Configuring Check Intervals
You can adjust how frequently the exporter collects metrics:
docker run -d --name redis-exporter -p 9121:9121 \
-e REDIS_ADDR=redis://redis-host:6379 \
-e CHECK_KEYS_INTERVAL=30 \
-e CHECK_SINGLE_KEYS_INTERVAL=10 \
oliver006/redis_exporter
Exporting Latency Metrics
To enable latency metrics:
docker run -d --name redis-exporter -p 9121:9121 \
-e REDIS_ADDR=redis://redis-host:6379 \
-e REDIS_LATENCY=1 \
oliver006/redis_exporter
Redis Exporter Architecture
The following diagram illustrates how Redis Exporter fits into the monitoring architecture:
Summary
Redis Exporter is a powerful tool for monitoring Redis instances through Prometheus.

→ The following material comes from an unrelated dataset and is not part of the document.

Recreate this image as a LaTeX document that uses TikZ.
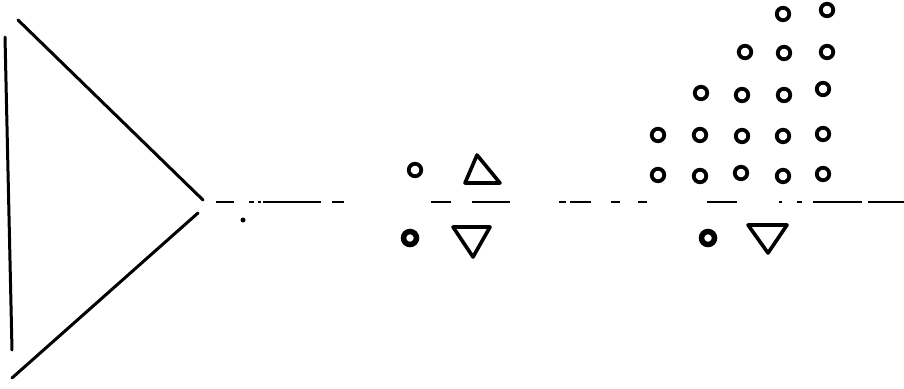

By exposing key metrics such as memory usage, operation rates, and client connections, it allows you to:
- Detect performance issues before they impact users
- Track usage patterns and plan capacity needs
- Set up alerts for critical thresholds
- Visualize Redis performance over time
- Make informed decisions for scaling and optimization
With proper setup and configuration, Redis Exporter becomes an essential component in your monitoring stack, providing deep insights into the health and performance of your Redis infrastructure.
Additional Resources
Here are some resources to further enhance your understanding of Redis monitoring:
- Redis Exporter GitHub Repository
- Prometheus Documentation
- Redis Documentation
- Grafana Redis Dashboard Templates
Exercises
-
Basic Setup: Install Redis Exporter and configure it to monitor a local Redis instance. Verify that metrics are being exposed correctly.
-
Multi-Instance Monitoring: Configure Redis Exporter to monitor multiple Redis instances with different roles (master/replica).
-
Custom Dashboards: Create a Grafana dashboard that shows:
- Memory usage over time
- Commands per second
- Hit/miss ratio
- Top 5 most used commands
-
Alert Configuration: Create Prometheus alerting rules for:
- Redis instance availability
- High memory usage (>80%)
- Replica lag exceeding 10 seconds
- Keyspace miss rate exceeding 30%
-
Performance Testing: Use a tool like Redis Benchmark to generate load on your Redis server and observe how the metrics change in your dashboard.